_What to work on_:
Repeat the data word for word. Do not include the pictures.

[Begin Source data]

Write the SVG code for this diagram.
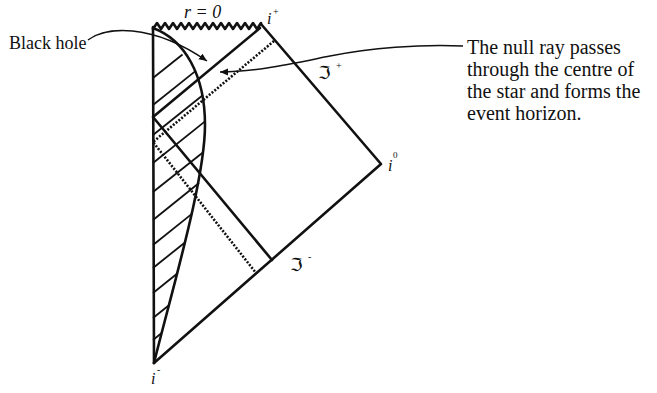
<svg xmlns="http://www.w3.org/2000/svg" width="657" height="393" viewBox="0 0 657 393">
<style>
.edge{fill:none;stroke:#111;stroke-width:2.6;stroke-linecap:round;stroke-linejoin:round}
.hatch{fill:none;stroke:#111;stroke-width:1.8}
.dot{fill:none;stroke:#111;stroke-width:2.6;stroke-dasharray:2 1.6}
.arrow{fill:none;stroke:#111;stroke-width:1.5}
.t{font-family:"Liberation Serif","Times New Roman",serif;fill:#111}
.it{font-family:"Liberation Serif","Times New Roman",serif;font-style:italic;fill:#111}
.fr{font-family:"DejaVu Serif","DejaVu Sans",serif;fill:#111}
</style>
<defs>
<marker id="ah" markerUnits="userSpaceOnUse" markerWidth="10" markerHeight="8" refX="8" refY="3.5" orient="auto">
<path d="M0,0 L8,3.5 L0,7 z" fill="#111"/>
</marker>
</defs>
<rect width="657" height="393" fill="#fff"/>
<g id="diagram-frame">
<path class="edge" d="M153,27 L154,363"/>
<polyline class="edge" points="153,29 157,23 161,29 165,23 169,29 173,23 177,29 181,23 185,29 189,23 193,29 197,23 201,29 205,23 209,29 213,23 217,29 221,23 225,29 229,23 233,29 237,23 241,29 245,23 249,29 253,23 257,29 261,23"/>
<path class="edge" d="M261,24 L381,164 L154,363"/>
</g>
<g id="star">
<path class="edge" d="M153,28 C185,40 205,75 205,125 C205,180 172,290 154,363"/>
<g class="hatch">
<line x1="153" y1="78" x2="182.5" y2="54.5"/>
<line x1="153" y1="105" x2="196" y2="70.6"/>
<line x1="153" y1="135" x2="203" y2="95"/>
<line x1="153" y1="163" x2="205" y2="121.4"/>
<line x1="153" y1="192" x2="203.5" y2="152"/>
<line x1="153" y1="220" x2="199" y2="183"/>
<line x1="153" y1="245" x2="192.5" y2="213.4"/>
<line x1="153" y1="268" x2="184.6" y2="242.7"/>
<line x1="153" y1="293" x2="177" y2="273.8"/>
<line x1="153" y1="318" x2="168.6" y2="305.5"/>
<line x1="153" y1="340" x2="161.7" y2="333"/>
</g>
</g>
<g id="rays">
<path class="edge" d="M260,28 L153,117 L272,260"/>
<path class="dot" d="M274,41 L153,142 L256,273"/>
</g>
<g id="connectors">
<path class="arrow" marker-end="url(#ah)" d="M88,40 C105,27 150,22 207,61"/>
<path class="arrow" marker-end="url(#ah)" d="M463,46 C420,44 370,48 330,56 C290,64 255,72 220,72"/>
</g>
<g id="labels">
<text class="it" x="184" y="18" font-size="18">r = 0</text>
<text class="it" x="267" y="24" font-size="16">i</text>
<text class="t" x="273" y="15" font-size="10">+</text>
<text class="fr" x="318" y="79" font-size="18">ℑ</text>
<text class="t" x="336" y="69" font-size="10">+</text>
<text class="fr" x="290" y="271" font-size="18">ℑ</text>
<text class="t" x="308" y="260" font-size="10">-</text>
<text class="it" x="388" y="171" font-size="16">i</text>
<text class="t" x="393" y="158" font-size="9">0</text>
<text class="it" x="151" y="384" font-size="16">i</text>
<text class="t" x="157" y="373" font-size="10">-</text>
<text class="t" x="9" y="49" font-size="18">Black hole</text>
<text class="t" font-size="20">
<tspan x="467" y="54">The null ray passes</tspan>
<tspan x="467" y="76">through the centre of</tspan>
<tspan x="467" y="98">the star and forms the</tspan>
<tspan x="467" y="120">event horizon.</tspan>
</text>
</g>
</svg>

[End Source data]

_Full solution_:
Write the SVG code for this diagram.
<svg xmlns="http://www.w3.org/2000/svg" width="657" height="393" viewBox="0 0 657 393">
<style>
.edge{fill:none;stroke:#111;stroke-width:2.6;stroke-linecap:round;stroke-linejoin:round}
.hatch{fill:none;stroke:#111;stroke-width:1.8}
.dot{fill:none;stroke:#111;stroke-width:2.6;stroke-dasharray:2 1.6}
.arrow{fill:none;stroke:#111;stroke-width:1.5}
.t{font-family:"Liberation Serif","Times New Roman",serif;fill:#111}
.it{font-family:"Liberation Serif","Times New Roman",serif;font-style:italic;fill:#111}
.fr{font-family:"DejaVu Serif","DejaVu Sans",serif;fill:#111}
</style>
<defs>
<marker id="ah" markerUnits="userSpaceOnUse" markerWidth="10" markerHeight="8" refX="8" refY="3.5" orient="auto">
<path d="M0,0 L8,3.5 L0,7 z" fill="#111"/>
</marker>
</defs>
<rect width="657" height="393" fill="#fff"/>
<g id="diagram-frame">
<path class="edge" d="M153,27 L154,363"/>
<polyline class="edge" points="153,29 157,23 161,29 165,23 169,29 173,23 177,29 181,23 185,29 189,23 193,29 197,23 201,29 205,23 209,29 213,23 217,29 221,23 225,29 229,23 233,29 237,23 241,29 245,23 249,29 253,23 257,29 261,23"/>
<path class="edge" d="M261,24 L381,164 L154,363"/>
</g>
<g id="star">
<path class="edge" d="M153,28 C185,40 205,75 205,125 C205,180 172,290 154,363"/>
<g class="hatch">
<line x1="153" y1="78" x2="182.5" y2="54.5"/>
<line x1="153" y1="105" x2="196" y2="70.6"/>
<line x1="153" y1="135" x2="203" y2="95"/>
<line x1="153" y1="163" x2="205" y2="121.4"/>
<line x1="153" y1="192" x2="203.5" y2="152"/>
<line x1="153" y1="220" x2="199" y2="183"/>
<line x1="153" y1="245" x2="192.5" y2="213.4"/>
<line x1="153" y1="268" x2="184.6" y2="242.7"/>
<line x1="153" y1="293" x2="177" y2="273.8"/>
<line x1="153" y1="318" x2="168.6" y2="305.5"/>
<line x1="153" y1="340" x2="161.7" y2="333"/>
</g>
</g>
<g id="rays">
<path class="edge" d="M260,28 L153,117 L272,260"/>
<path class="dot" d="M274,41 L153,142 L256,273"/>
</g>
<g id="connectors">
<path class="arrow" marker-end="url(#ah)" d="M88,40 C105,27 150,22 207,61"/>
<path class="arrow" marker-end="url(#ah)" d="M463,46 C420,44 370,48 330,56 C290,64 255,72 220,72"/>
</g>
<g id="labels">
<text class="it" x="184" y="18" font-size="18">r = 0</text>
<text class="it" x="267" y="24" font-size="16">i</text>
<text class="t" x="273" y="15" font-size="10">+</text>
<text class="fr" x="318" y="79" font-size="18">ℑ</text>
<text class="t" x="336" y="69" font-size="10">+</text>
<text class="fr" x="290" y="271" font-size="18">ℑ</text>
<text class="t" x="308" y="260" font-size="10">-</text>
<text class="it" x="388" y="171" font-size="16">i</text>
<text class="t" x="393" y="158" font-size="9">0</text>
<text class="it" x="151" y="384" font-size="16">i</text>
<text class="t" x="157" y="373" font-size="10">-</text>
<text class="t" x="9" y="49" font-size="18">Black hole</text>
<text class="t" font-size="20">
<tspan x="467" y="54">The null ray passes</tspan>
<tspan x="467" y="76">through the centre of</tspan>
<tspan x="467" y="98">the star and forms the</tspan>
<tspan x="467" y="120">event horizon.</tspan>
</text>
</g>
</svg>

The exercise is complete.